Two months ago, Donati got a call from My Sister’s Room, an East Atlanta bar whose owners wanted Donati to manage the business. She wasn’t interested in working at a bar, but she and Roberts met the owners for brunch. And they came up with a plan.
My Sister’s Room used to be a restaurant, and some of the bones of that restaurant still existed — most importantly, the range hood and walk-in cooler. What’s more, the bar business didn’t really pick up until 10 p.m. So Donati decided she’d “move in” to My Sister’s Room. In the hours before the bar opened, she’d have enough time to serve lunch and dinner. Her new restaurant would focus on more affordable Southern fare — duck and waffles, dill-havarti mac-n-cheese, spicy collards — to better suit these tough financial times.

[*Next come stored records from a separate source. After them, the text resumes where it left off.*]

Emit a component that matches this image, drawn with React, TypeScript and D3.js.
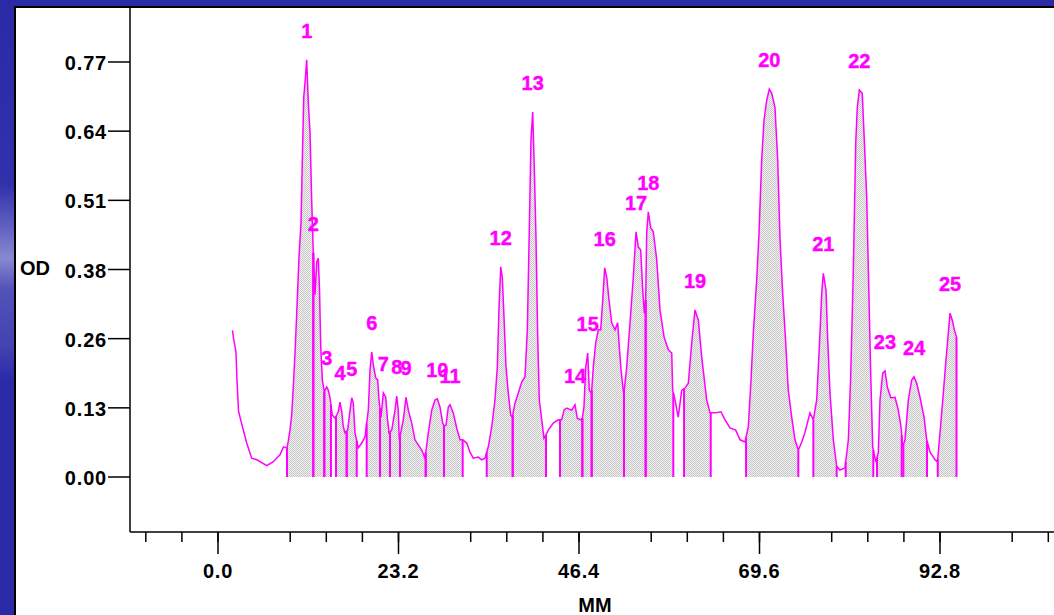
import React from 'react';
import * as d3 from 'd3';

// densitometer scan (MM, OD)
const mm = [
  1.86, 1.99, 2.31, 2.44, 2.64, 3.02, 3.69, 4.33, 5.01, 6.26, 7.07, 7.97, 8.42, 8.87,
  9.06, 9.25, 9.47, 9.68, 9.9, 10.12, 10.41, 10.67, 10.84, 11.02, 11.18, 11.4, 11.61, 11.83,
  12.04, 12.25, 12.47, 12.69, 12.89, 13.05, 13.2, 13.41, 13.66, 13.97, 14.18, 14.4, 14.69, 15.04,
  15.46, 15.68, 15.9, 16.11, 16.32, 16.67, 16.97, 17.19, 17.39, 17.61, 18.03, 18.47, 18.89, 19.32,
  19.54, 19.76, 19.96, 20.27, 20.53, 20.69, 20.95, 21.25, 21.56, 21.76, 21.98, 22.33, 22.75, 22.97,
  23.17, 23.3, 23.82, 24.16, 24.46, 24.9, 25.32, 26.18, 26.61, 27.03, 27.47, 27.89, 28.19, 28.53,
  28.88, 29.05, 29.31, 29.6, 29.82, 30.24, 30.68, 31.11, 31.45, 31.97, 32.39, 32.81, 33.46, 33.89,
  34.32, 34.54, 34.74, 35.18, 35.6, 35.9, 36.12, 36.34, 36.54, 36.76, 37.02, 37.31, 37.62, 37.83,
  38.17, 38.6, 39.04, 39.46, 39.76, 40.01, 40.23, 40.45, 40.66, 40.87, 41.09, 41.3, 41.61, 41.9,
  42.16, 42.45, 43.1, 43.74, 44.18, 44.47, 44.82, 45.46, 45.89, 46.18, 46.62, 46.83, 47.04, 47.26,
  47.52, 47.72, 48.01, 48.24, 48.55, 48.88, 49.19, 49.45, 49.7, 49.96, 50.26, 50.6, 51.03, 51.37,
  51.58, 51.8, 52.09, 52.25, 52.53, 52.96, 53.38, 53.73, 54.02, 54.33, 54.59, 54.8, 54.97, 55.1,
  55.31, 55.62, 55.95, 56.39, 56.81, 57.33, 57.88, 58.32, 58.44, 58.74, 59.16, 59.6, 60.03, 60.45,
  60.89, 61.31, 61.74, 62.17, 62.81, 63.24, 63.88, 64.65, 65.17, 65.81, 66.54, 67.1, 67.74, 68.16,
  68.51, 68.8, 69.24, 69.54, 69.88, 70.18, 70.53, 70.86, 71.17, 71.59, 71.94, 72.24, 72.58, 72.97,
  73.3, 73.74, 74.16, 74.59, 75.03, 75.45, 76.09, 76.52, 76.95, 77.29, 77.6, 77.8, 78.15, 78.37,
  78.66, 79.09, 79.52, 79.95, 80.59, 81.02, 81.32, 81.66, 81.97, 82.17, 82.43, 82.81, 83.07, 83.38,
  83.68, 83.89, 84.15, 84.54, 84.87, 85.09, 85.44, 85.73, 86.03, 86.47, 87.02, 87.44, 87.79, 88.01,
  88.3, 88.73, 89.16, 89.46, 89.81, 90.23, 90.75, 91.09, 91.52, 92.16, 92.48, 92.8, 93.23, 93.57,
  93.87, 94.09, 94.38, 94.64, 94.92,
];
const od = [
  0.272, 0.258, 0.232, 0.18, 0.122, 0.1, 0.063, 0.035, 0.032, 0.021, 0.028, 0.041, 0.056, 0.054,
  0.069, 0.087, 0.115, 0.167, 0.23, 0.304, 0.408, 0.471, 0.588, 0.705, 0.731, 0.774, 0.694, 0.638,
  0.514, 0.416, 0.338, 0.399, 0.406, 0.347, 0.245, 0.18, 0.158, 0.167, 0.161, 0.147, 0.115, 0.109,
  0.121, 0.139, 0.122, 0.093, 0.082, 0.087, 0.124, 0.147, 0.137, 0.082, 0.054, 0.063, 0.074, 0.124,
  0.199, 0.232, 0.208, 0.184, 0.18, 0.143, 0.111, 0.156, 0.148, 0.111, 0.082, 0.087, 0.124, 0.15,
  0.124, 0.069, 0.106, 0.148, 0.124, 0.1, 0.069, 0.05, 0.035, 0.082, 0.124, 0.143, 0.145, 0.13,
  0.1, 0.095, 0.096, 0.13, 0.134, 0.119, 0.091, 0.069, 0.069, 0.063, 0.046, 0.035, 0.037, 0.032,
  0.035, 0.046, 0.056, 0.093, 0.143, 0.204, 0.315, 0.39, 0.371, 0.297, 0.204, 0.156, 0.115, 0.111,
  0.137, 0.156, 0.176, 0.186, 0.273, 0.458, 0.625, 0.677, 0.57, 0.445, 0.26, 0.143, 0.106, 0.072,
  0.078, 0.087, 0.1, 0.106, 0.106, 0.124, 0.128, 0.124, 0.134, 0.109, 0.106, 0.109, 0.13, 0.204,
  0.23, 0.161, 0.156, 0.204, 0.249, 0.273, 0.273, 0.328, 0.388, 0.371, 0.328, 0.286, 0.273, 0.286,
  0.241, 0.199, 0.161, 0.165, 0.204, 0.286, 0.371, 0.455, 0.427, 0.421, 0.347, 0.304, 0.328, 0.453,
  0.492, 0.462, 0.455, 0.403, 0.31, 0.26, 0.236, 0.23, 0.161, 0.143, 0.111, 0.161, 0.165, 0.174,
  0.249, 0.31, 0.291, 0.223, 0.143, 0.119, 0.119, 0.121, 0.106, 0.091, 0.087, 0.069, 0.065, 0.093,
  0.18, 0.267, 0.365, 0.453, 0.588, 0.662, 0.699, 0.72, 0.712, 0.686, 0.588, 0.44, 0.341, 0.249,
  0.161, 0.111, 0.069, 0.05, 0.065, 0.083, 0.119, 0.106, 0.143, 0.241, 0.341, 0.378, 0.347, 0.254,
  0.156, 0.069, 0.02, 0.013, 0.017, 0.069, 0.186, 0.384, 0.62, 0.686, 0.718, 0.712, 0.625, 0.519,
  0.328, 0.193, 0.056, 0.028, 0.045, 0.143, 0.193, 0.197, 0.167, 0.147, 0.148, 0.124, 0.093, 0.056,
  0.069, 0.143, 0.18, 0.186, 0.174, 0.148, 0.111, 0.069, 0.046, 0.032, 0.028, 0.082, 0.156, 0.217,
  0.267, 0.304, 0.291, 0.273, 0.26,
];

// detected bands: name, start and end (MM)
const peakNames = [
  '1', '2', '3', '4', '5', '6', '7', '8', '9', '10', '11', '12', '13',
  '14', '15', '16', '17', '18', '19', '20', '21', '22', '23', '24', '25',
];
const peakStart = [
  8.87, 12.25, 13.66, 15.17, 16.54, 19.11, 20.82, 22.11, 23.39, 26.7, 29.05, 34.54, 37.88,
  43.96, 46.83, 48.03, 52.18, 54.97, 59.9, 67.87, 76.52, 80.68, 84.7, 88.09, 92.51,
];
const peakEnd = [
  12.25, 13.66, 14.52, 16.54, 17.83, 20.82, 22.11, 23.39, 26.7, 29.05, 31.45, 37.88, 42.16,
  46.83, 48.03, 52.18, 54.97, 58.52, 63.33, 74.59, 79.52, 84.23, 87.88, 91.13, 94.92,
];

const yTickValues = [0, 0.1283, 0.2567, 0.385, 0.5133, 0.6417, 0.77];
const yTickLabels = ['0.00', '0.13', '0.26', '0.38', '0.51', '0.64', '0.77'];
const xMajorTicks = [0, 23.2, 46.4, 69.6, 92.8];
const xTickLabels = ['0.0', '23.2', '46.4', '69.6', '92.8'];

const W = 1054;
const H = 615;
const MAGENTA = '#ff00ff';
const FONT = '"Liberation Sans", Arial, sans-serif';

const points = mm.map((m, i) => ({ m, v: od[i] }));

const valueAt = (m: number) => {
  for (let i = 0; i < points.length - 1; i++) {
    const a = points[i];
    const b = points[i + 1];
    if (m >= a.m && m <= b.m) {
      const t = b.m === a.m ? 0 : (m - a.m) / (b.m - a.m);
      return a.v + t * (b.v - a.v);
    }
  }
  return points[points.length - 1].v;
};

export default function App() {
  const x = d3.scaleLinear().domain([0, 92.8]).range([218, 940]);
  const y = d3.scaleLinear().domain([0, 0.77]).range([477, 62]);

  const line = d3
    .line<{ m: number; v: number }>()
    .x((d) => x(d.m))
    .y((d) => y(d.v));

  const area = d3
    .area<{ m: number; v: number }>()
    .x((d) => x(d.m))
    .y0(y(0))
    .y1((d) => y(d.v));

  const peaks = peakNames.map((name, i) => {
    const s = peakStart[i];
    const e = peakEnd[i];
    const seg = [
      { m: s, v: valueAt(s) },
      ...points.filter((p) => p.m > s && p.m < e),
      { m: e, v: valueAt(e) },
    ];
    const top = seg.reduce((a, b) => (b.v > a.v ? b : a), seg[0]);
    return { name, s, e, seg, top };
  });

  const minorTicks = d3
    .range(-2, 24)
    .map((i) => i * 4.64)
    .filter((_, i) => (i + 2) % 5 !== 0);

  const axisY = 532;
  const axisX = 130;

  return (
    <svg
      width={W}
      height={H}
      style={{ position: 'absolute', left: 0, top: 0 }}
      xmlns="http://www.w3.org/2000/svg"
    >
      <defs>
        <linearGradient id="side" x1="0" y1="0" x2="0" y2="1">
          <stop offset="0" stopColor="#2a2aa6" />
          <stop offset="0.3" stopColor="#3131ac" />
          <stop offset="0.36" stopColor="#5a5abe" />
          <stop offset="0.42" stopColor="#8888d0" />
          <stop offset="0.47" stopColor="#5252b8" />
          <stop offset="0.56" stopColor="#4444b2" />
          <stop offset="0.62" stopColor="#2a2aa6" />
          <stop offset="1" stopColor="#2a2aa6" />
        </linearGradient>
        <pattern id="dots" width="2" height="2" patternUnits="userSpaceOnUse">
          <rect width="2" height="2" fill="#f2f2f2" />
          <rect width="1" height="1" fill="#c6c6c6" />
          <rect x="1" y="1" width="1" height="1" fill="#c6c6c6" />
        </pattern>
      </defs>

      {/* background */}
      <rect width={W} height={H} fill="#2a2aa6" />
      <rect width={16} height={H} fill="url(#side)" />
      <rect x={16} y={7} width={W - 16} height={H - 7} fill="#ffffff" />
      <path d={`M15,${H} V7 H${W}`} fill="none" stroke="#000" strokeWidth={2} />

      {/* shaded bands */}
      {peaks.map((p) => (
        <path key={`a${p.name}`} d={area(p.seg) || ''} fill="url(#dots)" />
      ))}

      {/* scan trace */}
      <path d={line(points) || ''} fill="none" stroke={MAGENTA} strokeWidth={1.5} />

      {/* band boundaries */}
      {peaks.map((p) => (
        <g key={`b${p.name}`} stroke={MAGENTA} strokeWidth={2}>
          <line x1={x(p.s)} x2={x(p.s)} y1={y(valueAt(p.s))} y2={y(0)} />
          <line x1={x(p.e)} x2={x(p.e)} y1={y(valueAt(p.e))} y2={y(0)} />
        </g>
      ))}

      {/* band labels */}
      {peaks.map((p) => (
        <text
          key={`l${p.name}`}
          x={x(p.top.m)}
          y={y(p.top.v) - 22}
          textAnchor="middle"
          fill={MAGENTA}
          stroke={MAGENTA}
          strokeWidth={0.4}
          fontFamily={FONT}
          fontWeight="bold"
          fontSize={20}
        >
          {p.name}
        </text>
      ))}

      {/* y axis */}
      <line x1={axisX} x2={axisX} y1={7} y2={axisY} stroke="#000" strokeWidth={1.5} />
      {yTickValues.map((v, i) => (
        <g key={`y${i}`}>
          <line x1={108} x2={axisX} y1={y(v)} y2={y(v)} stroke="#000" strokeWidth={1.5} />
          <text
            x={107}
            y={y(v) + 8}
            textAnchor="end"
            fontFamily={FONT}
            fontWeight="bold"
            fontSize={20}
            letterSpacing={0.8}
            fill="#000"
          >
            {yTickLabels[i]}
          </text>
        </g>
      ))}
      <text x={20} y={275} fontFamily={FONT} fontWeight="bold" fontSize={20} fill="#000">
        OD
      </text>

      {/* x axis */}
      <line x1={axisX} x2={W} y1={axisY} y2={axisY} stroke="#000" strokeWidth={1.5} />
      {minorTicks.map((t) => (
        <line key={`m${t}`} x1={x(t)} x2={x(t)} y1={axisY} y2={axisY + 10} stroke="#000" strokeWidth={1.5} />
      ))}
      {xMajorTicks.map((t, i) => (
        <g key={`x${t}`}>
          <line x1={x(t)} x2={x(t)} y1={axisY} y2={axisY + 22} stroke="#000" strokeWidth={1.5} />
          <text
            x={x(t)}
            y={578}
            textAnchor="middle"
            fontFamily={FONT}
            fontWeight="bold"
            fontSize={20}
            letterSpacing={0.8}
            fill="#000"
          >
            {xTickLabels[i]}
          </text>
        </g>
      ))}
      <text x={595} y={612} textAnchor="middle" fontFamily={FONT} fontWeight="bold" fontSize={20} fill="#000">
        MM
      </text>
    </svg>
  );
}
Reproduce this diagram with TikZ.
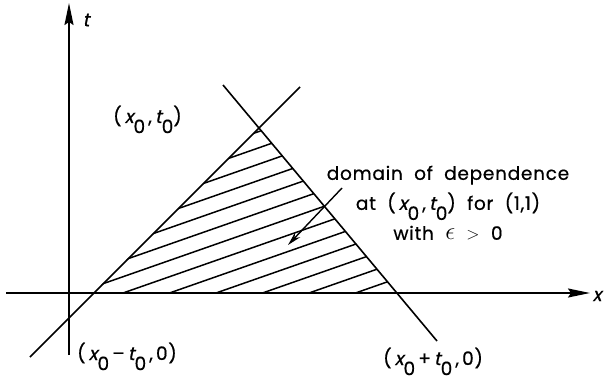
\documentclass[tikz,border=0pt]{standalone}
\usepackage{fontspec}
\setmainfont{Poppins}[LetterSpace=4, FakeBold=0.6]
\newfontfamily\slantfont[FakeSlant=0.22, LetterSpace=4, FakeBold=0.6]{Poppins}
\usetikzlibrary{arrows.meta}
\newcommand{\vx}{{\slantfont x}}
\newcommand{\vt}{{\slantfont t}}
\newcommand{\zs}{\raisebox{-0.55em}{0}}

\begin{document}
\begin{tikzpicture}[x=1pt, y=-1pt,
    axis/.style={line width=1.8pt, -{Stealth[length=22pt, width=9pt, inset=3pt]}},
    charline/.style={line width=1.6pt},
    hatch/.style={line width=1.5pt},
    lbl/.style={inner sep=0pt, font=\fontsize{18.5}{30}\selectfont, align=center}
  ]
  \useasboundingbox (0,0) rectangle (604,382);

  % corners of the domain
  \coordinate (L) at (93,293);
  \coordinate (A) at (259,128);
  \coordinate (R) at (397,293);

  % hatching
  \begin{scope}
    \clip (L) -- (A) -- (R) -- cycle;
    \foreach \k in {0,...,12} {
      \pgfmathsetmacro{\c}{-202.5+46.5*\k}
      \draw[hatch] (\c-100, 328) -- (\c+500, 118);
    }
  \end{scope}

  % axes
  \coordinate (tb) at (69,355);
  \coordinate (tt) at (69,3);
  \coordinate (xl) at (6,293);
  \coordinate (xr) at (590,293);
  \draw[axis] (tb) -- (tt);
  \draw[axis] (xl) -- (xr);

  % characteristics
  \coordinate (c1a) at (30,357);
  \coordinate (c1b) at (300,87);
  \coordinate (c2a) at (223,85);
  \coordinate (c2b) at (437,341);
  \draw[charline] (c1a) -- (c1b);
  \draw[charline] (c2a) -- (c2b);

  % labels
  \node[lbl] (tlab) at (86,20) {\vt};
  \node[lbl] (xlab) at (597,296) {\vx};
  \node[lbl, anchor=base west] (apex) at (113,123) {(\,\vx\zs\,,\,\vt\zs)};
  \node[lbl, anchor=base west] (left) at (77,360) {(\,\vx\zs\,--\,\vt\zs\,,\,0)};
  \node[lbl, anchor=base west] (right) at (383,365) {(\,\vx\zs\,+\,\vt\zs\,,\,0)};
  \node[lbl] (dom) at (448,203) {domain\ \ of\ \ dependence\\
    at\ \ (\,\vx\zs\,,\,\vt\zs)\ \ for\ \ (1,1)\\
    with\ \ {\fontsize{24}{24}\selectfont$\epsilon$}\ \ $>$\ \ 0};

  \coordinate (ptail) at (342,188);
  \coordinate (phead) at (288,245);
  \draw[line width=1.4pt, -{Stealth[length=14pt, width=7pt]}] (ptail) -- (phead);
\end{tikzpicture}
\end{document}
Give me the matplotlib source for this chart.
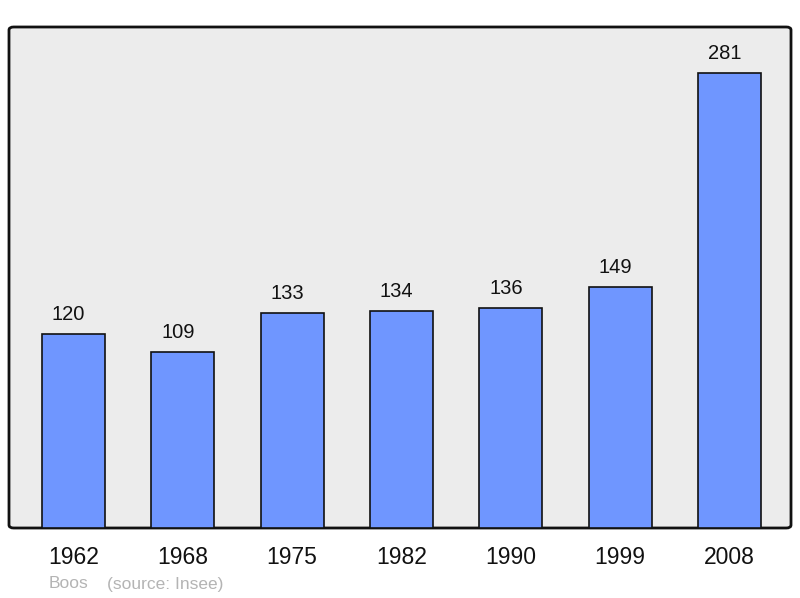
import matplotlib
matplotlib.use('Agg')
import matplotlib.pyplot as plt
from matplotlib.patches import FancyBboxPatch

years = ['1962', '1968', '1975', '1982', '1990', '1999', '2008']
population = [120, 109, 133, 134, 136, 149, 281]

plt.rcParams['font.family'] = ['Liberation Sans', 'DejaVu Sans']

fig = plt.figure(figsize=(8, 5.98), dpi=100)
ax = fig.add_axes([9 / 800, 1 - 528 / 598, 782 / 800, 501 / 598])
ax.set_facecolor('none')

# rounded frame behind the bars
frame = FancyBboxPatch((0, 0), 1, 1, boxstyle='round,pad=0,rounding_size=0.006',
                       transform=ax.transAxes, facecolor='#ececec',
                       edgecolor='#111111', linewidth=2, zorder=0, clip_on=False)
ax.add_patch(frame)

x = list(range(len(years)))
bars = ax.bar(x, population, width=0.576, color='#6f96ff', edgecolor='#111111',
              linewidth=1.2, zorder=2)
for xi, v in zip(x, population):
    ax.text(xi - 0.045, v + 8.6, str(v), ha='center', va='baseline',
            fontsize=14.5, color='#111111')

ax.set_xlim(-0.59, 6.5625)
ax.set_ylim(0, 309.4)
for s in ax.spines.values():
    s.set_visible(False)
ax.set_yticks([])
ax.set_xticks(x)
ax.set_xticklabels(years, fontsize=16.5, color='#111111')
ax.tick_params(axis='x', length=0, pad=13)

fig.text(49 / 800, 1 - 584 / 598, 'Boos', fontsize=12.5, color='#b4b4b4', va='center')
fig.text(107 / 800, 1 - 584 / 598, '(source: Insee)', fontsize=12.5, color='#b4b4b4', va='center')

fig.savefig('out.png', dpi=100)
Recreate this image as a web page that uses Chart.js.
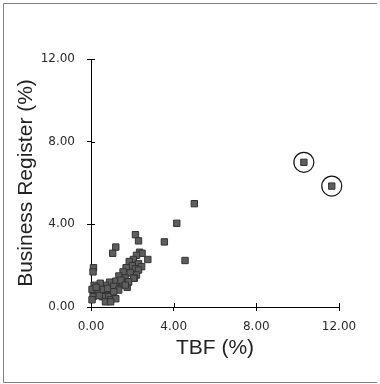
<!DOCTYPE html>
<html>
<head>
<meta charset="utf-8">
<script src="https://cdn.jsdelivr.net/npm/chart.js@4"></script>
<style>
  html, body { margin: 0; padding: 0; background: #fff; }
  #wrap { width: 380px; height: 384px; }
</style>
</head>
<body>
<div id="wrap"><canvas id="scatter"></canvas></div>
<script>
// TBF vs Business Register share (%) per area
const tbf = [
  5.0, 4.15, 3.55, 4.55, 2.15, 2.3, 1.2, 1.05, 0.12, 0.1, 2.75, 10.3, 11.65,
  2.35, 2.47, 2.2, 2.05, 1.85, 2.3, 2.0, 1.7, 2.15, 2.45, 2.3, 1.55, 1.9, 2.2, 2.1,
  1.35, 1.65, 1.8, 1.2, 1.5, 1.75, 1.3, 0.9, 0.7, 0.45, 0.15, 0.05, 0.35, 0.65,
  1.0, 1.05, 0.85, 0.55, 0.1, 0.05, 0.95, 1.2, 0.25, 0.6, 0.8, 1.1, 1.45, 0.4,
  0.7, 0.95, 2.06, 1.82, 1.66, 1.34, 1.1
]
const bizReg = [
  5.0, 4.05, 3.15, 2.25, 3.5, 3.2, 2.9, 2.6, 1.9, 1.7, 2.3, 7.0, 5.85,
  2.65, 2.6, 2.5, 2.3, 2.2, 2.1, 2.0, 1.9, 1.85, 1.95, 1.79, 1.7, 1.65, 1.55, 1.4,
  1.5, 1.4, 1.2, 1.25, 1.1, 0.95, 0.9, 1.2, 1.05, 1.15, 1.05, 0.85, 0.75, 0.65,
  0.75, 0.55, 0.5, 0.5, 0.5, 0.35, 0.35, 0.4, 0.95, 0.85, 0.9, 1.0, 1.3, 0.55,
  0.25, 0.25, 1.39, 1.22, 1.06, 0.82, 0.74
]
// outliers marked with a ring
const circledIdx = [11, 12]
const axisTicks = [0, 4, 8, 12]

const points = tbf.map((x, i) => ({ x: x, y: bizReg[i] }))
const rings = circledIdx.map(i => points[i])

// border round the figure + tick marks on the inner side of the axes
const frame = {
  id: 'frame',
  afterDraw(chart) {
    const ctx = chart.ctx
    const xs = chart.scales.x
    const ys = chart.scales.y
    ctx.save()
    ctx.strokeStyle = '#000'
    ctx.lineWidth = 1
    ctx.beginPath()
    axisTicks.forEach(v => {
      const px = Math.round(xs.getPixelForValue(v)) + 0.5
      ctx.moveTo(px, xs.top)
      ctx.lineTo(px, xs.top - 4)
      const py = Math.round(ys.getPixelForValue(v)) + 0.5
      ctx.moveTo(ys.right, py)
      ctx.lineTo(ys.right + 4, py)
    })
    ctx.stroke()
    ctx.strokeStyle = '#808080'
    ctx.beginPath()
    ctx.moveTo(377, 3.5)
    ctx.lineTo(3.5, 3.5)
    ctx.lineTo(3.5, 382.5)
    ctx.lineTo(377, 382.5)
    ctx.stroke()
    ctx.restore()
  }
}

const tickFont = { family: 'DejaVu Sans', size: 12 }
const titleFont = { family: 'Liberation Sans', size: 21 }

new Chart(document.getElementById('scatter'), {
  type: 'scatter',
  data: {
    datasets: [
      {
        label: 'Areas',
        data: points,
        pointStyle: 'rect',
        pointRadius: 4.5,
        backgroundColor: '#5e5e5e',
        borderColor: '#333333',
        borderWidth: 1,
        clip: false
      },
      {
        label: 'Outliers',
        data: rings,
        pointStyle: 'circle',
        pointRadius: 10,
        backgroundColor: 'rgba(0,0,0,0)',
        borderColor: '#111',
        borderWidth: 1.2,
        clip: false
      }
    ]
  },
  options: {
    responsive: true,
    maintainAspectRatio: false,
    animation: false,
    events: [],
    layout: { padding: { left: 0, top: 59, right: 41, bottom: 0 } },
    plugins: { legend: { display: false }, tooltip: { enabled: false } },
    scales: {
      x: {
        type: 'linear',
        min: 0,
        max: 12,
        afterBuildTicks: s => { s.ticks = axisTicks.map(v => ({ value: v })) },
        afterFit: s => { s.height = 77 },
        border: { display: true, color: '#000', width: 1 },
        grid: { drawOnChartArea: false, drawTicks: true, tickLength: 4, color: '#000' },
        ticks: { font: tickFont, color: '#2a2a2a', padding: 9, maxRotation: 0, callback: v => v.toFixed(2) },
        title: { display: true, text: 'TBF (%)', font: titleFont, color: '#222', padding: { top: 0, bottom: 23 } }
      },
      y: {
        type: 'linear',
        min: 0,
        max: 12,
        afterBuildTicks: s => { s.ticks = axisTicks.map(v => ({ value: v })) },
        afterFit: s => { s.width = 91 },
        border: { display: true, color: '#000', width: 1 },
        grid: { drawOnChartArea: false, drawTicks: true, tickLength: 4, color: '#000' },
        ticks: { font: tickFont, color: '#2a2a2a', padding: 12, callback: v => v.toFixed(2) },
        title: { display: true, text: 'Business Register (%)', font: titleFont, color: '#222', padding: { top: 14, bottom: 0 } }
      }
    }
  },
  plugins: [frame]
})
</script>
</body>
</html>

Since mid-March, Donati and Roberts have been running the 50-seat Calavino’s Soul Kitchen out of the Glenwood Avenue bar.
“We’re doing two concepts out of one place,” Donati says. And so what if she and Roberts have to drag the tables and chairs into the kitchen at the end of each day to make more room for bar patrons — and then drag them back out every morning. These times require ingenuity and hustle, of which the couple has plenty.